The rally started with a minute's silence for the Paris victims. Some protesters waved the French tricolour flag, while others held up placards that said "Je suis Paris" and "Yesterday in Paris, tomorrow in Germany".

"An attack on Paris is an attack on Europe and thus an attack on Germany. Close the borders Mrs Merkel, Its enough!" - A placard at Monday evening's Pegida protest.

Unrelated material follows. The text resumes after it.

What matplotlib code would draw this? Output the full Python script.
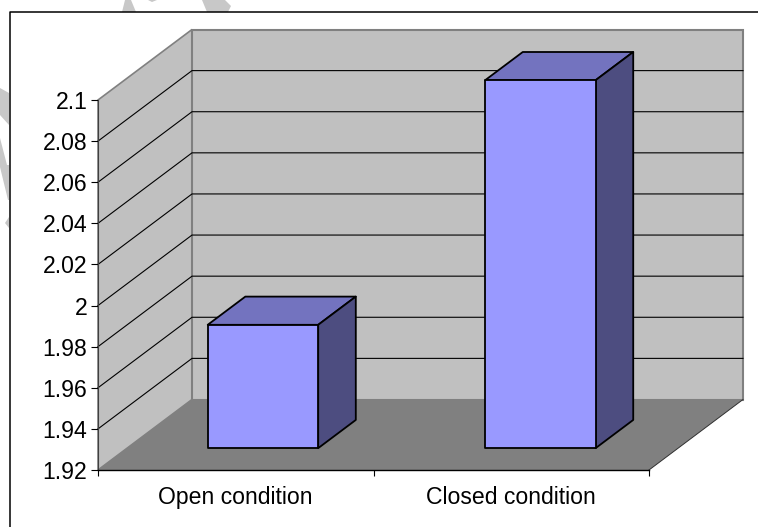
import matplotlib
matplotlib.use('Agg')
import matplotlib.pyplot as plt

plt.rcParams['font.family'] = ['Liberation Sans', 'DejaVu Sans']

categories = ['Open condition', 'Closed condition']
values = [1.98, 2.099]
y_ticks = [1.92, 1.94, 1.96, 1.98, 2.0, 2.02, 2.04, 2.06, 2.08, 2.1]
y_labels = ['1.92', '1.94', '1.96', '1.98', '2', '2.02', '2.04', '2.06', '2.08', '2.1']

# faded letter pieces behind the chart, in figure pixels from the top left
stamp_pieces = [
    [(122, 12), (125, 0), (131, 0), (136, 12)],
    [(148, 0), (157, 0), (152, 2)],
    [(202, 0), (225, 0), (231, 6), (228, 12), (207, 12)],
    [(0, 88), (9, 93), (9, 125), (0, 115)],
    [(0, 138), (7, 165), (9, 165), (9, 200), (8, 200), (0, 167)],
    [(5, 223), (9, 217), (9, 228)],
]

W, H = 758, 527
y_min, y_max = 1.92, 2.1
n = len(categories)

# shear applied per unit of depth, so the box keeps the real value scale
depth_x = 94 / 551 * n
depth_y = 70.5 / 370 * (y_max - y_min)
bar_width = 0.401
bar_front, bar_back = 0.31, 0.71
bar_start, bar_step = 0.493, 1.007


def project(x, v, d):
    return x + d * depth_x, v + d * depth_y


def face(ax, corners, **kw):
    pts = [project(*c) for c in corners]
    ax.fill([p[0] for p in pts], [p[1] for p in pts], clip_on=False, **kw)


fig = plt.figure(figsize=(W / 100, H / 100), dpi=100)
ax = fig.add_axes([98 / W, (H - 470) / H, 551 / W, 370 / H])

for piece in stamp_pieces:
    fig.patches.append(plt.Polygon([(px / W, 1 - py / H) for px, py in piece],
                                   closed=True, transform=fig.transFigure,
                                   facecolor='#C8C8C8', edgecolor='none'))

# side wall, back wall and floor
face(ax, [(0, y_min, 0), (0, y_min, 1), (0, y_max, 1), (0, y_max, 0)],
     facecolor='#C0C0C0', edgecolor='#808080', linewidth=1.2, zorder=1)
face(ax, [(0, y_min, 1), (n, y_min, 1), (n, y_max, 1), (0, y_max, 1)],
     facecolor='#C0C0C0', edgecolor='#808080', linewidth=1.5, zorder=1)
face(ax, [(0, y_min, 0), (n, y_min, 0), (n, y_min, 1), (0, y_min, 1)],
     facecolor='#808080', edgecolor='none', zorder=1.1)

# thin dark edge on the open side of the floor
p0 = project(n, y_min, 0)
p1 = project(n, y_min, 1)
ax.plot([p0[0], p1[0]], [p0[1], p1[1]], color='#303030', lw=0.7, clip_on=False, zorder=1.2)

for v in y_ticks[1:-1]:
    a = project(0, v, 0)
    b = project(0, v, 1)
    c = project(n, v, 1)
    ax.plot([a[0], b[0], c[0]], [a[1], b[1], c[1]], color='black', lw=0.8,
            clip_on=False, zorder=1.3, solid_joinstyle='miter')

for i, v in enumerate(values):
    centre = bar_start + i * bar_step
    x0 = centre - bar_width / 2
    x1 = centre + bar_width / 2
    edge = dict(edgecolor='black', linewidth=1.3, joinstyle='round', zorder=3)
    face(ax, [(x0, v, bar_front), (x1, v, bar_front), (x1, v, bar_back), (x0, v, bar_back)],
         facecolor='#7373BF', **edge)
    face(ax, [(x1, y_min, bar_front), (x1, y_min, bar_back), (x1, v, bar_back), (x1, v, bar_front)],
         facecolor='#4D4D80', **edge)
    face(ax, [(x0, y_min, bar_front), (x1, y_min, bar_front), (x1, v, bar_front), (x0, v, bar_front)],
         facecolor='#9999FF', **edge)

ax.set_xlim(0, n)
ax.set_ylim(y_min, y_max)
ax.patch.set_visible(False)
ax.spines['top'].set_visible(False)
ax.spines['right'].set_visible(False)
ax.spines['left'].set_color('#404040')
ax.spines['left'].set_linewidth(0.8)
ax.spines['bottom'].set_linewidth(1.0)

ax.set_yticks(y_ticks)
ax.set_yticklabels(y_labels)
ax.set_xticks(range(n + 1))
ax.set_xticklabels([])
ax.set_xticks([i + 0.5 for i in range(n)], minor=True)
ax.set_xticklabels(categories, minor=True)
ax.tick_params(axis='y', length=5, width=0.8, pad=2.6, labelsize=16.6)
ax.tick_params(axis='x', which='major', length=4.5, width=0.8)
ax.tick_params(axis='x', which='minor', length=0, pad=11.8, labelsize=16.6)

# outer frame, open at the right and bottom
frame = [(9.5, 527), (9.5, 12), (758, 12)]
fig.add_artist(plt.Line2D([p[0] / W for p in frame], [1 - p[1] / H for p in frame],
                          color='black', lw=1.1, transform=fig.transFigure))

fig.savefig('out.png', dpi=100)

Photo: DPA

Police no longer give attendance figures for Pegida rallies, but an initiative by Dresden's university gave a crowd estimate of 9,000 to 12,000 – far below their all-time record of 25,000 after January's jihadist attack against the satirical magazine "Charlie Hebdo" in Paris.

Pegida started life over a year ago as a xenophobic Facebook group, initially drawing just a few hundred protesters to demonstrations in Dresden.

Interest began to wane following overtly racist comments by founder Lutz Bachmann, which are now being investigated by prosecutors, and the surfacing of "selfies" in which he sported a Hitler moustache and hair-style.

But Pegida has seen a revival as the influx of migrants to Germany has spiked, with the country expecting up to a million asylum seekers this year.

The populist right-wing Alternative for Germany (AFD), which shares many of Pegida's fears, has risen in recent polls to 10 percent support.

Pegida drew widespread condemnation in October after a speaker used Nazi-era rhetoric, including a reference to concentration camps, and after a protester displayed a miniature gallows with the names of Chancellor Angela Merkel and her deputy.

Merkel has repeatedly urged citizens to stay away from the rallies and shun those with "hate in their hearts".

On Monday night the crowd again chanted "Merkel must go!"

One protester, who gave his name as Thomas, 45, told AFP: "What happened in Paris just confirms what we have been warning about. It is very sad but not very surprising. We're probably next in line."